Hemos llegado a una nueva gramática del espanto: enfrentamos una guerra difusa, deslocalizada, sin nociones de “frente” y “retaguardia”, donde ni siquiera podemos definir los bandos. Resulta imposible determinar con un razonable grado de confianza quién pertenece a la policía y quién es un infiltrado.
El trato con el crimen ha derivado en un decisivo desplazamiento simbólico. Si durante décadas nos protegimos de la violencia pensándola como algo ajeno, ahora su influjo es cada vez más próximo.
Desde el arte, la instaladora Rosa María Robles anticipó esta resignificación del miedo. Su exposición Navajas, exhibida en Culiacán en 2007, incluyó la pieza “Alfombra roja”, que no se refería a la pasarela donde los ricos y famosos desfilan rumbo a la utopía de Andy Warhol, sino a las mantas de los “encobijados”, teñidas con sangre de las víctimas, la “colonia penitenciaria” que en 2008 cobró cerca de cinco mil víctimas. El momento irrepetible del crimen y las posibilidades ilimitadas del narcotráfico adquieren en esta pieza otro sentido. La sangre pasa al tiempo lineal, al suelo común donde la vida es tocada por el crimen.

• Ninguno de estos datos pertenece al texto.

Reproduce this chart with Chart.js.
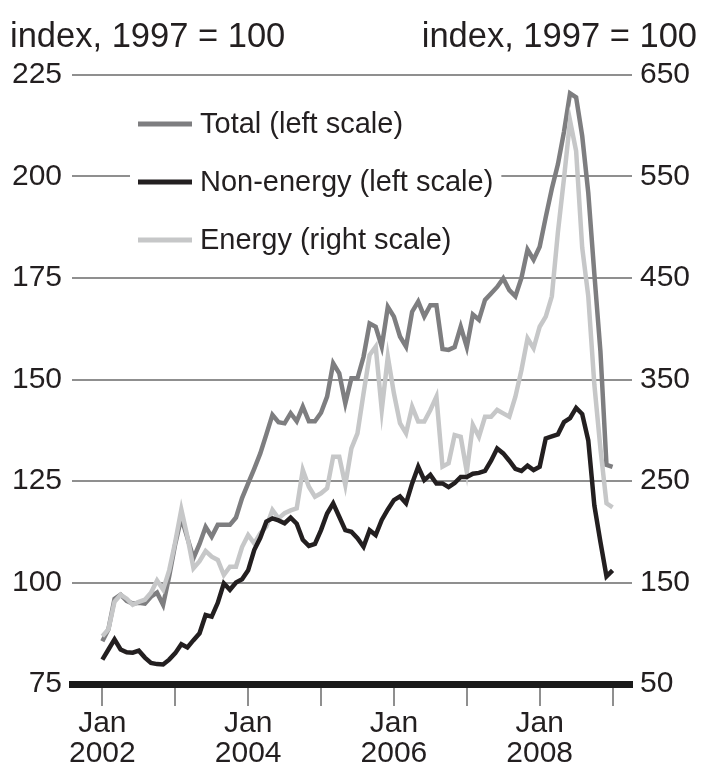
<!DOCTYPE html>
<html>
<head>
<meta charset="utf-8">
<script src="https://cdn.jsdelivr.net/npm/chart.js@4.4.1/dist/chart.umd.min.js"></script>
<style>
  html, body { margin: 0; padding: 0; background: #fff; }
  canvas { display: block; }
</style>
</head>
<body>
<canvas id="chart" width="702" height="778"></canvas>
<script>
// monthly, Jan 2002 .. Jan 2009
const startYear = 2002;
const yearTicks = [0, 12, 24, 36, 48, 60, 72, 84]; // months since Jan 2002

const total = [
  85.5, 88.5, 96, 97, 95.5, 94.8, 95, 94.8, 96.5, 97.5, 94.5, 101.5,
  109.5, 116, 111, 106, 109.5, 113.7, 111.3, 114.2, 114.2, 114.2, 116, 120.8,
  124.4, 128, 131.8, 136.5, 141.3, 139.5, 139.2, 141.7, 139.7, 143.3, 139.7, 139.7,
  141.8, 145.8, 154, 151.5, 144.1, 150.3, 150.3, 155.6, 163.8, 163, 158.1, 167.9,
  165.5, 160.6, 158.1, 166.7, 169.2, 165.5, 168.3, 168.3, 157.5, 157.3, 158, 163,
  158, 166, 164.7, 169.6, 171.2, 172.8, 174.9, 172, 170.5, 175, 182, 179.5,
  182.7, 190, 197, 203, 211, 220.5, 219.5, 210, 196, 176, 157, 129,
  128.5
];

const nonEnergy = [
  81, 83.5, 86, 83.5, 82.8, 82.7, 83.2, 81.5, 80.2, 79.9, 79.8, 81,
  82.6, 84.8, 84, 85.8, 87.5, 92, 91.6, 95, 99.8, 98.2, 100, 100.8,
  103, 108, 111, 115, 115.8, 115.3, 114.6, 116, 114.5, 110.5, 109, 109.5,
  112.9, 117, 119.5, 116.2, 112.9, 112.5, 110.9, 108.8, 112.9, 111.7, 115.4, 118,
  120.3, 121.2, 119.5, 124.4, 128.5, 125.2, 126.5, 124.4, 124.4, 123.5, 124.5, 126,
  126, 126.8, 127, 127.5, 130, 133, 131.8, 130, 128, 127.5, 128.8, 127.7,
  128.5, 135.5, 136, 136.5, 139.5, 140.5, 143, 141.5, 135, 119, 110, 101.5,
  103
];

const energy = [
  97, 104, 131, 138, 134, 128, 131, 133, 140, 152, 143, 162,
  190, 222, 195, 164, 171, 181, 175.4, 172.2, 157.4, 165.6, 165.6, 185,
  196.8, 188.6, 198.5, 205, 221.4, 213.2, 218.2, 221, 223.1, 260.8, 244.4, 234.5,
  237.9, 242.8, 274, 274, 246.1, 282.2, 297, 336.4, 374.1, 382.3, 320, 372.5,
  336.4, 306.9, 297, 323.2, 308.5, 308.5, 320, 333.1, 264.1, 267.4, 295.3, 293.6,
  259.2, 305.2, 293.6, 313.3, 313.3, 320, 316.6, 313.3, 333, 359.4, 390.6, 380.8,
  402, 412, 432, 495, 548, 605, 575, 480, 432, 345, 282, 228,
  224
];

const leftTicks = [75, 100, 125, 150, 175, 200, 225];
const rightTicks = [50, 150, 250, 350, 450, 550, 650];

const textColor = '#231f20';
const gridColor = '#8f8f8f';
const totalColor = '#7e7e80';
const nonEnergyColor = '#231f20';
const energyColor = '#c6c7c8';
const fontFamily = '"Liberation Sans", Arial, Helvetica, sans-serif';

const toPoints = arr => arr.map((v, i) => ({ x: i, y: v }));

const legendItems = [
  { label: 'Total (left scale)', color: totalColor },
  { label: 'Non-energy (left scale)', color: nonEnergyColor },
  { label: 'Energy (right scale)', color: energyColor }
];

const extras = {
  id: 'extras',
  afterDraw(chart) {
    const ctx = chart.ctx;
    ctx.save();
    // unit labels
    ctx.fillStyle = textColor;
    ctx.font = '34.5px ' + fontFamily;
    ctx.textBaseline = 'alphabetic';
    ctx.textAlign = 'left';
    ctx.fillText('index, 1997 = 100', 10, 47);
    ctx.textAlign = 'right';
    ctx.fillText('index, 1997 = 100', 697, 47);

    // legend
    ctx.font = '29px ' + fontFamily;
    ctx.textAlign = 'left';
    ctx.textBaseline = 'middle';
    const rows = [124, 182, 240];
    let maxW = 0;
    legendItems.forEach(it => { maxW = Math.max(maxW, ctx.measureText(it.label).width); });
    ctx.fillStyle = '#fff';
    ctx.fillRect(130, 100, 200 + maxW + 8 - 130, 162);
    legendItems.forEach((it, i) => {
      ctx.strokeStyle = it.color;
      ctx.lineWidth = 5;
      ctx.beginPath();
      ctx.moveTo(138, rows[i]);
      ctx.lineTo(192, rows[i]);
      ctx.stroke();
      ctx.fillStyle = textColor;
      ctx.fillText(it.label, 200, rows[i] + 1);
    });
    ctx.restore();
  }
};

new Chart(document.getElementById('chart').getContext('2d'), {
  type: 'line',
  data: {
    datasets: [
      {
        label: 'Non-energy (left scale)',
        data: toPoints(nonEnergy),
        yAxisID: 'y',
        borderColor: nonEnergyColor,
        borderWidth: 4.5,
        order: 0
      },
      {
        label: 'Energy (right scale)',
        data: toPoints(energy),
        yAxisID: 'y2',
        borderColor: energyColor,
        borderWidth: 4.5,
        order: 1
      },
      {
        label: 'Total (left scale)',
        data: toPoints(total),
        yAxisID: 'y',
        borderColor: totalColor,
        borderWidth: 4.5,
        order: 2
      }
    ]
  },
  options: {
    responsive: false,
    animation: false,
    events: [],
    layout: { padding: { top: 75, left: 0, right: 0, bottom: 0 } },
    elements: {
      point: { radius: 0 },
      line: { tension: 0, borderJoinStyle: 'miter', borderCapStyle: 'butt' }
    },
    plugins: {
      legend: { display: false },
      tooltip: { enabled: false }
    },
    scales: {
      x: {
        type: 'linear',
        min: -5,
        max: 87.2,
        afterBuildTicks(scale) {
          scale.ticks = yearTicks.map(v => ({ value: v }));
        },
        afterFit(scale) { scale.height = 94; },
        grid: {
          drawOnChartArea: false,
          drawTicks: true,
          tickLength: 22,
          color: gridColor,
          lineWidth: 2
        },
        border: { display: true, color: '#1a1a1a', width: 7 },
        ticks: {
          color: textColor,
          padding: 3,
          maxRotation: 0,
          autoSkip: false,
          font: { family: fontFamily, size: 30, lineHeight: 1.0 },
          callback(value) {
            if (value % 24 === 0) return ['Jan', String(startYear + value / 12)];
            return '';
          }
        }
      },
      y: {
        position: 'left',
        min: 75,
        max: 225,
        afterBuildTicks(scale) {
          scale.ticks = leftTicks.map(v => ({ value: v }));
        },
        afterFit(scale) { scale.width = 72; },
        grid: {
          drawTicks: false,
          lineWidth: 2,
          color: ctx => (ctx.tick && ctx.tick.value === 75) ? 'rgba(0,0,0,0)' : gridColor
        },
        border: { display: false },
        ticks: {
          color: textColor,
          padding: 10,
          font: { family: fontFamily, size: 30 }
        }
      },
      y2: {
        position: 'right',
        min: 50,
        max: 650,
        afterBuildTicks(scale) {
          scale.ticks = rightTicks.map(v => ({ value: v }));
        },
        afterFit(scale) { scale.width = 70; },
        grid: { drawOnChartArea: false, drawTicks: false },
        border: { display: false },
        ticks: {
          color: textColor,
          padding: 8,
          font: { family: fontFamily, size: 30 }
        }
      }
    }
  },
  plugins: [extras]
});
</script>
</body>
</html>
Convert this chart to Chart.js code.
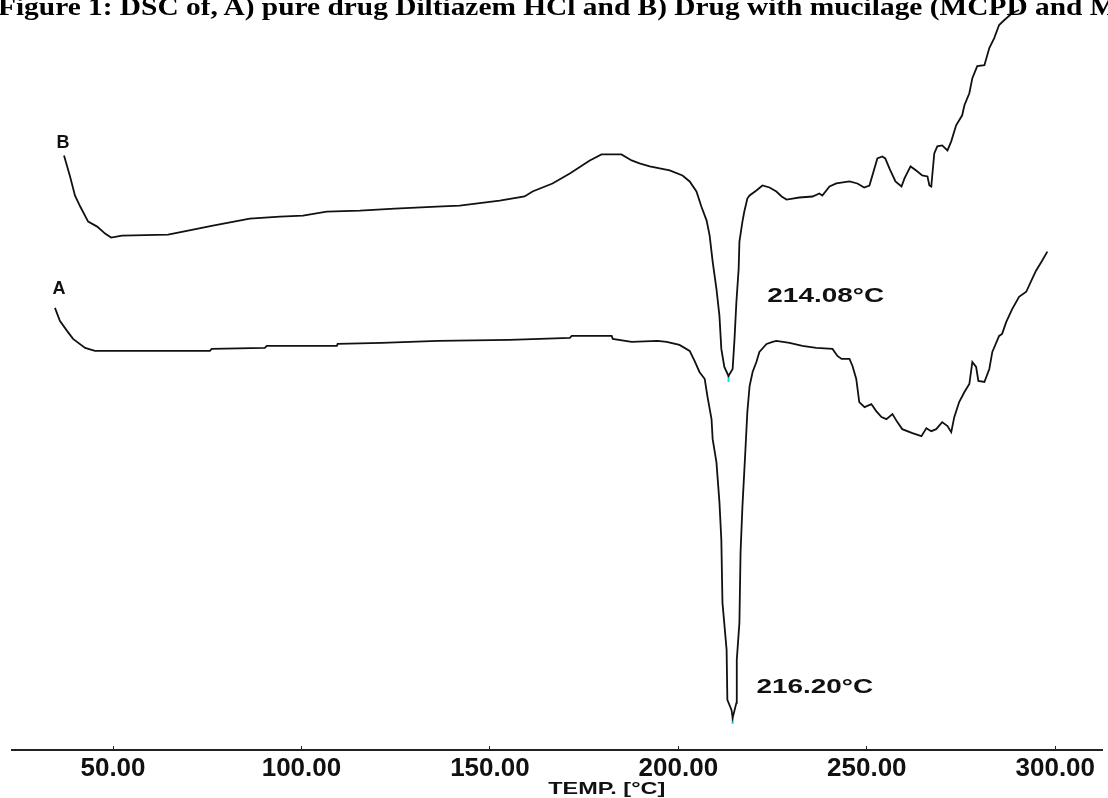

Robles logró hacerse de ocho mantas en una bodega de la policía. Con ellas creo su “Alfombra roja”. Llevadas a una galería, se convirtieron en un dramático ready-made. Duchamp pactaba con James Ellroy: el “objeto hallado” como prueba del delito. Robles puso en escena la impunidad por partida doble: mostró un crimen no resuelto y comprobó lo fácil que es penetrar en el sistema judicial y apropiarse de objetos que deberían estar rigurosamente vigilados.
Navajas dio lugar a una polémica sobre la pertinencia de reciclar objetos periciales. Sin embargo, el verdadero impacto de la obra fue otro: en la galería, las mantas brindaban una prueba muy superior a la que brindaron en la morgue.
Después de algunas discusiones, “Alfombra roja” fue retirada. Entonces Rosa María Robles tiñó una cobija con su propia sangre. El gesto define con acucioso dramatismo la hora mexicana. Todos tenemos méritos para pisar esa alfombra. De manera simultánea, el terror se ha vuelto más difuso y más próximo. Antes podíamos pensar que la sangre derramada era de “ellos”. Ahora es nuestra.